Directions> Return each line of the data below exactly, omitting any pictures.

Supplied material>
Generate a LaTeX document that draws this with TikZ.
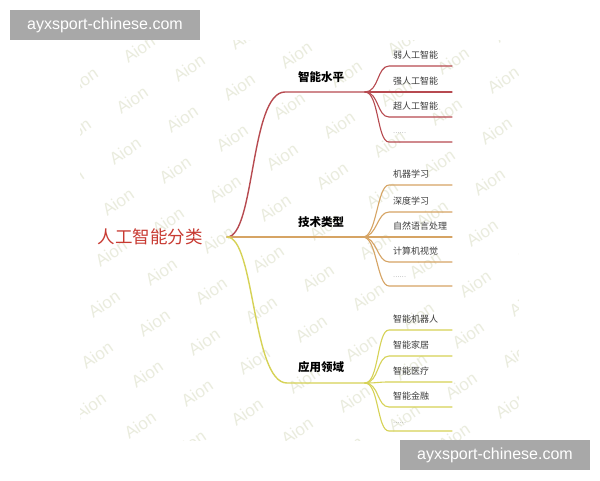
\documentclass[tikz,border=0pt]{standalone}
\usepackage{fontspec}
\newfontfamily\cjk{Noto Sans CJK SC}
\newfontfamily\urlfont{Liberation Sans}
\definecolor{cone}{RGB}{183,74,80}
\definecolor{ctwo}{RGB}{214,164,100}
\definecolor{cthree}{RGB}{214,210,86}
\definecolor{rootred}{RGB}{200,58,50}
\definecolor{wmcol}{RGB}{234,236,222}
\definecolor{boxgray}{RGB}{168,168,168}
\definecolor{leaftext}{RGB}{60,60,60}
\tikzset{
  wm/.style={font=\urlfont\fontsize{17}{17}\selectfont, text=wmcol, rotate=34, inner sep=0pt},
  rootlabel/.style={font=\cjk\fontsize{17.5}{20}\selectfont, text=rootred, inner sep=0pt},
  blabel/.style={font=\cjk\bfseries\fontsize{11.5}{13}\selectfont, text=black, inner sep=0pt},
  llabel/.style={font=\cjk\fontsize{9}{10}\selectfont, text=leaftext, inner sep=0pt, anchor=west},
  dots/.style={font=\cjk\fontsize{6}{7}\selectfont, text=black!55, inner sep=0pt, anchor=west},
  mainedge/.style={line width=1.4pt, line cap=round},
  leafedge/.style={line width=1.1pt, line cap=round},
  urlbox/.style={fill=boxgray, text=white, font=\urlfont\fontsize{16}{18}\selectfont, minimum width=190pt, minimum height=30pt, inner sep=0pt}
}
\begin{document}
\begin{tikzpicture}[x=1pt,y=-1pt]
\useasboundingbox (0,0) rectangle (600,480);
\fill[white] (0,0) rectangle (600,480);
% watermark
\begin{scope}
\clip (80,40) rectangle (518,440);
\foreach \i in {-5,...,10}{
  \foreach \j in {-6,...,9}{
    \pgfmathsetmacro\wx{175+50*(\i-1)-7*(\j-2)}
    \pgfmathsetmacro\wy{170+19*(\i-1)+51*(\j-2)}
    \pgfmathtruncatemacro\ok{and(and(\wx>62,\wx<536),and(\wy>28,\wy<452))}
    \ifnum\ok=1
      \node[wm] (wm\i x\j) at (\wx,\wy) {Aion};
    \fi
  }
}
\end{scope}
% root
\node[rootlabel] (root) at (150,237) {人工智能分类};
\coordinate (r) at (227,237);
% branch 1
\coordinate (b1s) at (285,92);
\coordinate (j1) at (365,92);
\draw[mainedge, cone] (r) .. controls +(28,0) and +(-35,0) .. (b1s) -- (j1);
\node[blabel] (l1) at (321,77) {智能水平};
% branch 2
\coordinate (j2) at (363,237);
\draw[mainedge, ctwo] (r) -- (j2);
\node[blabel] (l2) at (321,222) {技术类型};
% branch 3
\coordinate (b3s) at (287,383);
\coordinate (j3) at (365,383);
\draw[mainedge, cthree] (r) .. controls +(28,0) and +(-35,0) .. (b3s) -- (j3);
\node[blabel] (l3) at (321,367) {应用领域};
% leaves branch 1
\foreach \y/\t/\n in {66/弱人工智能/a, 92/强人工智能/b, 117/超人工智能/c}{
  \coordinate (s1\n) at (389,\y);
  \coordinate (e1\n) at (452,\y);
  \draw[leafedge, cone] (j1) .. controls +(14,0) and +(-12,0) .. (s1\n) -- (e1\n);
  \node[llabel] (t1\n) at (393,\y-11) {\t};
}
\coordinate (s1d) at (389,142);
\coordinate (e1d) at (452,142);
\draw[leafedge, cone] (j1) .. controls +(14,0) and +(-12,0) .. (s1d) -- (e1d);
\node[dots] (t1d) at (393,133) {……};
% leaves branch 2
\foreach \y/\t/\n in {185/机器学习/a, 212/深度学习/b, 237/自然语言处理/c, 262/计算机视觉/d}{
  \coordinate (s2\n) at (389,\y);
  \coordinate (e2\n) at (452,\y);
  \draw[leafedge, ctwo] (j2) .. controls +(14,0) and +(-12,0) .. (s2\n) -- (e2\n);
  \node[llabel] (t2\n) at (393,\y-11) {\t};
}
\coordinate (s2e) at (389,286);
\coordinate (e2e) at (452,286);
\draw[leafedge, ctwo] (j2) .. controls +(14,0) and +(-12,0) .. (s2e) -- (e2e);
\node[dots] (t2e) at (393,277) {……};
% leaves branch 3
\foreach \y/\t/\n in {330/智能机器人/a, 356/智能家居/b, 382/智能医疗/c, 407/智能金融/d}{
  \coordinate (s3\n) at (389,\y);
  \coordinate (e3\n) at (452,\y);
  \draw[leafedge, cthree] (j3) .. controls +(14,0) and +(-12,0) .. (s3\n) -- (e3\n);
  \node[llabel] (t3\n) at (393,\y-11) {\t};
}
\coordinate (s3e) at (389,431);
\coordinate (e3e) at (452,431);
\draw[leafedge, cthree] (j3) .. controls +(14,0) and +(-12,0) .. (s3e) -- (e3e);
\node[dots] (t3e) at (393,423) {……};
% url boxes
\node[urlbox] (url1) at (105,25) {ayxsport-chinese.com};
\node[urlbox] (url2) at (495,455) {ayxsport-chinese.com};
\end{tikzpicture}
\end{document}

Exercise output>
Generate a LaTeX document that draws this with TikZ.
\documentclass[tikz,border=0pt]{standalone}
\usepackage{fontspec}
\newfontfamily\cjk{Noto Sans CJK SC}
\newfontfamily\urlfont{Liberation Sans}
\definecolor{cone}{RGB}{183,74,80}
\definecolor{ctwo}{RGB}{214,164,100}
\definecolor{cthree}{RGB}{214,210,86}
\definecolor{rootred}{RGB}{200,58,50}
\definecolor{wmcol}{RGB}{234,236,222}
\definecolor{boxgray}{RGB}{168,168,168}
\definecolor{leaftext}{RGB}{60,60,60}
\tikzset{
  wm/.style={font=\urlfont\fontsize{17}{17}\selectfont, text=wmcol, rotate=34, inner sep=0pt},
  rootlabel/.style={font=\cjk\fontsize{17.5}{20}\selectfont, text=rootred, inner sep=0pt},
  blabel/.style={font=\cjk\bfseries\fontsize{11.5}{13}\selectfont, text=black, inner sep=0pt},
  llabel/.style={font=\cjk\fontsize{9}{10}\selectfont, text=leaftext, inner sep=0pt, anchor=west},
  dots/.style={font=\cjk\fontsize{6}{7}\selectfont, text=black!55, inner sep=0pt, anchor=west},
  mainedge/.style={line width=1.4pt, line cap=round},
  leafedge/.style={line width=1.1pt, line cap=round},
  urlbox/.style={fill=boxgray, text=white, font=\urlfont\fontsize{16}{18}\selectfont, minimum width=190pt, minimum height=30pt, inner sep=0pt}
}
\begin{document}
\begin{tikzpicture}[x=1pt,y=-1pt]
\useasboundingbox (0,0) rectangle (600,480);
\fill[white] (0,0) rectangle (600,480);
% watermark
\begin{scope}
\clip (80,40) rectangle (518,440);
\foreach \i in {-5,...,10}{
  \foreach \j in {-6,...,9}{
    \pgfmathsetmacro\wx{175+50*(\i-1)-7*(\j-2)}
    \pgfmathsetmacro\wy{170+19*(\i-1)+51*(\j-2)}
    \pgfmathtruncatemacro\ok{and(and(\wx>62,\wx<536),and(\wy>28,\wy<452))}
    \ifnum\ok=1
      \node[wm] (wm\i x\j) at (\wx,\wy) {Aion};
    \fi
  }
}
\end{scope}
% root
\node[rootlabel] (root) at (150,237) {人工智能分类};
\coordinate (r) at (227,237);
% branch 1
\coordinate (b1s) at (285,92);
\coordinate (j1) at (365,92);
\draw[mainedge, cone] (r) .. controls +(28,0) and +(-35,0) .. (b1s) -- (j1);
\node[blabel] (l1) at (321,77) {智能水平};
% branch 2
\coordinate (j2) at (363,237);
\draw[mainedge, ctwo] (r) -- (j2);
\node[blabel] (l2) at (321,222) {技术类型};
% branch 3
\coordinate (b3s) at (287,383);
\coordinate (j3) at (365,383);
\draw[mainedge, cthree] (r) .. controls +(28,0) and +(-35,0) .. (b3s) -- (j3);
\node[blabel] (l3) at (321,367) {应用领域};
% leaves branch 1
\foreach \y/\t/\n in {66/弱人工智能/a, 92/强人工智能/b, 117/超人工智能/c}{
  \coordinate (s1\n) at (389,\y);
  \coordinate (e1\n) at (452,\y);
  \draw[leafedge, cone] (j1) .. controls +(14,0) and +(-12,0) .. (s1\n) -- (e1\n);
  \node[llabel] (t1\n) at (393,\y-11) {\t};
}
\coordinate (s1d) at (389,142);
\coordinate (e1d) at (452,142);
\draw[leafedge, cone] (j1) .. controls +(14,0) and +(-12,0) .. (s1d) -- (e1d);
\node[dots] (t1d) at (393,133) {……};
% leaves branch 2
\foreach \y/\t/\n in {185/机器学习/a, 212/深度学习/b, 237/自然语言处理/c, 262/计算机视觉/d}{
  \coordinate (s2\n) at (389,\y);
  \coordinate (e2\n) at (452,\y);
  \draw[leafedge, ctwo] (j2) .. controls +(14,0) and +(-12,0) .. (s2\n) -- (e2\n);
  \node[llabel] (t2\n) at (393,\y-11) {\t};
}
\coordinate (s2e) at (389,286);
\coordinate (e2e) at (452,286);
\draw[leafedge, ctwo] (j2) .. controls +(14,0) and +(-12,0) .. (s2e) -- (e2e);
\node[dots] (t2e) at (393,277) {……};
% leaves branch 3
\foreach \y/\t/\n in {330/智能机器人/a, 356/智能家居/b, 382/智能医疗/c, 407/智能金融/d}{
  \coordinate (s3\n) at (389,\y);
  \coordinate (e3\n) at (452,\y);
  \draw[leafedge, cthree] (j3) .. controls +(14,0) and +(-12,0) .. (s3\n) -- (e3\n);
  \node[llabel] (t3\n) at (393,\y-11) {\t};
}
\coordinate (s3e) at (389,431);
\coordinate (e3e) at (452,431);
\draw[leafedge, cthree] (j3) .. controls +(14,0) and +(-12,0) .. (s3e) -- (e3e);
\node[dots] (t3e) at (393,423) {……};
% url boxes
\node[urlbox] (url1) at (105,25) {ayxsport-chinese.com};
\node[urlbox] (url2) at (495,455) {ayxsport-chinese.com};
\end{tikzpicture}
\end{document}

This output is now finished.